Offences Under the Act

The HDCA allows for both criminal and civil remedies. As a result, if you send a harmful digital communication that breaks one of the previous principles, victims have a variety of options to pursue. They can:

  • complain to the online content host;
  • report to Netsafe, who will operate as a mediator; or
  • apply to the District Court to take action.

Depending on the severity of the situation, Netsafe can recommend certain actions, and a District Court judge can set orders that the message sender must comply with. 

Notably, the HDCA sets out two criminal offences, which a person (or company) can be liable for if they:

  • refuse to comply with a court order; or
  • cause harm by posting a digital communication.

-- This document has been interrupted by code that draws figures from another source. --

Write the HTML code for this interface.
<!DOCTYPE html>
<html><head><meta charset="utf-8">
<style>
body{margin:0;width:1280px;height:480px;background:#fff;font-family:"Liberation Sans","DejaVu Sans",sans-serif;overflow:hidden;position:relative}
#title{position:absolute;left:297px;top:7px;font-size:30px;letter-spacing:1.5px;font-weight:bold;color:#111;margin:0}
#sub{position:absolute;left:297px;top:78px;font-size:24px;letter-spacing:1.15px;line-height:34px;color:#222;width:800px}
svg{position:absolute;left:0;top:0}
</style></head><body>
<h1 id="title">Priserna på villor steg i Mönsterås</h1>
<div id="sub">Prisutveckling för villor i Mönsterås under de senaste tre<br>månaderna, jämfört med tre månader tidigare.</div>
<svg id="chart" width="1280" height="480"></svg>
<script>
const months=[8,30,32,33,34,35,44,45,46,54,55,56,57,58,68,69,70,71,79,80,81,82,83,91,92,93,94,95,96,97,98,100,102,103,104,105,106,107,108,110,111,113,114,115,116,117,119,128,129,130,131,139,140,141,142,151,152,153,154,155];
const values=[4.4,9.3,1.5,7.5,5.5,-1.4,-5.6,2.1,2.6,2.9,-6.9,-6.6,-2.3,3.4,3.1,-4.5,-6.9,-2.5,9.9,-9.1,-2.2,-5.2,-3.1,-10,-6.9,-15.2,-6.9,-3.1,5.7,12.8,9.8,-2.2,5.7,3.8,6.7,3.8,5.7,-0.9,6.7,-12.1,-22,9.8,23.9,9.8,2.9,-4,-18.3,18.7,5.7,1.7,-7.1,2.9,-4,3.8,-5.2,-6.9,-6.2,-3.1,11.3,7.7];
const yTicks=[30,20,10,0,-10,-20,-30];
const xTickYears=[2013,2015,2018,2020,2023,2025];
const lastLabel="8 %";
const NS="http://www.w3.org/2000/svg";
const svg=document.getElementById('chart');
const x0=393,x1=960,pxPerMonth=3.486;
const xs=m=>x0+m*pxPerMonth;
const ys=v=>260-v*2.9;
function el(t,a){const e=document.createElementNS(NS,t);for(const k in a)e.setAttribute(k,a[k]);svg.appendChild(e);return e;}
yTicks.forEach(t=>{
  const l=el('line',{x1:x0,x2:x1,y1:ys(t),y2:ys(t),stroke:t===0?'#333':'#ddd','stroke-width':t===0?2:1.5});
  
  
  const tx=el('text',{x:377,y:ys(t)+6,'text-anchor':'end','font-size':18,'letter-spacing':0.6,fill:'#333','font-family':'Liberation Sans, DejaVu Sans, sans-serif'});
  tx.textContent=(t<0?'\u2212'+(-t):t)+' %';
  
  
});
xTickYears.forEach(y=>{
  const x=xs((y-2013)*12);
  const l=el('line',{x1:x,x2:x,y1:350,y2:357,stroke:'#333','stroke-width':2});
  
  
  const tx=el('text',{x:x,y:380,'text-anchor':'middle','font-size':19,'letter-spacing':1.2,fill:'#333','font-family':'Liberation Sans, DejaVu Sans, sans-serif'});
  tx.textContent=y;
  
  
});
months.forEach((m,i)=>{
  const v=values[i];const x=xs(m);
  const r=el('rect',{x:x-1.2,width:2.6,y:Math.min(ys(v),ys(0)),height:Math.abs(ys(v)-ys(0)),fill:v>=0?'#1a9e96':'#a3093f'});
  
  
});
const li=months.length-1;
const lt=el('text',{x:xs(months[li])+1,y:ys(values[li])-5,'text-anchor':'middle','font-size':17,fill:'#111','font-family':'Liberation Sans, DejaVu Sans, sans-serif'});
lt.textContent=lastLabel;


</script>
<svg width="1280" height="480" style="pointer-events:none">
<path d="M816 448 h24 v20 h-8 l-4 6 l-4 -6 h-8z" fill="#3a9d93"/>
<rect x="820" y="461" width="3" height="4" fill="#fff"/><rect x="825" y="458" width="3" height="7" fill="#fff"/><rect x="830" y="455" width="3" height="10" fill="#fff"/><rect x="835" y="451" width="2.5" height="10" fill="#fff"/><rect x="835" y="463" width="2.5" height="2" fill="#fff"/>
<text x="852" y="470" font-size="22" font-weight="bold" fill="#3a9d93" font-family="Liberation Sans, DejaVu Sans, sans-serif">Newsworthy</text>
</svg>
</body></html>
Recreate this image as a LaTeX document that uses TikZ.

An offender can cause harm by posting a digital communication:

  • with the intent to harm a victim;
  • that would cause harm to a reasonable person in the victim’s place; and
  • that causes harm to a victim.

A judge will gauge the severity of the harm, depending on the facts of the situation. Both offences can lead to imprisonment or fines ranging from $5,000 to $200,000.

How Does This Law Affect My Business?

Outside of sending a harmful digital communication yourself, there are other ways that the HDCA can apply to your business. Notably, if your business operates in an online space and deals with online community content, you may classify as an online content host.

For instance, if you operate an online marketplace where users can post comments on product listings or posts, you will be dealing with online community content. Alternatively, if you operate any online forums on your business’ website, you would also be an online content host.

Whether you attract any liability when a person receives a harmful communication will depend on the relevant circumstances. In particular, how you reacted and what actions you took will influence what responsibility you have. 

Notably, the HDCA provides a ‘safe harbour process’ for online content hosts to provide protection if a person uses their site to post or send harmful digital communication. In particular, if you receive a complaint about a harmful message, you need to:

  • send a copy of the complaint (without any identifying information) to the message author within 48 hours;
  • remove the harmful message if you receive no reply or cannot find the author within 48 hours; and
  • remove the message if the message author agrees. If not, the message can stay up.

If you follow this process, you receive certain protections against liability if the matter goes to court. Correspondingly, if you do not, you could face potential liability. However, to qualify for safe harbour, you need to make sure you have a clear and accessible complaints system for users.

Other Online Safety Laws

The HDCA covers specific kinds of harm to individuals, which you should know about to avoid liability. However, there are also other laws protecting individuals online when they deal with businesses specifically, such as:

  • laws against spam and other commercial electronic messages; 
  • creating binding contracts/transactions online; and
  • consumer law specifications for businesses operating online.

Key Takeaways

The HDCA protects individuals against harassing and harmful messages online. Outside of sending such messages yourself, you may be liable if you are an online content host where someone posts harmful content. As a result, if you do not take appropriate steps in response to a complaint about that content, you may face court action yourself. If you would like more information or help with your business and online safety law, contact LegalVision’s data, privacy, and IT lawyers on 0800 005 570 or fill out the form on this page.

Frequently Asked Questions

What is the Harmful Digital Communications Act?

The HDCA is a piece of law that aims to reduce and prevent harmful digital communication, such as cyber abuse material, harmful content, and other online harms. Any person that sends such messages can face consequences under the Act.

Is my business liable if someone posts a harmful message on my website?

If someone posts a harmful message to your website, you may be liable depending on the circumstances and your response. However, if you follow the safe harbour process and provide victims with a complaints system, you may be able to protect yourself.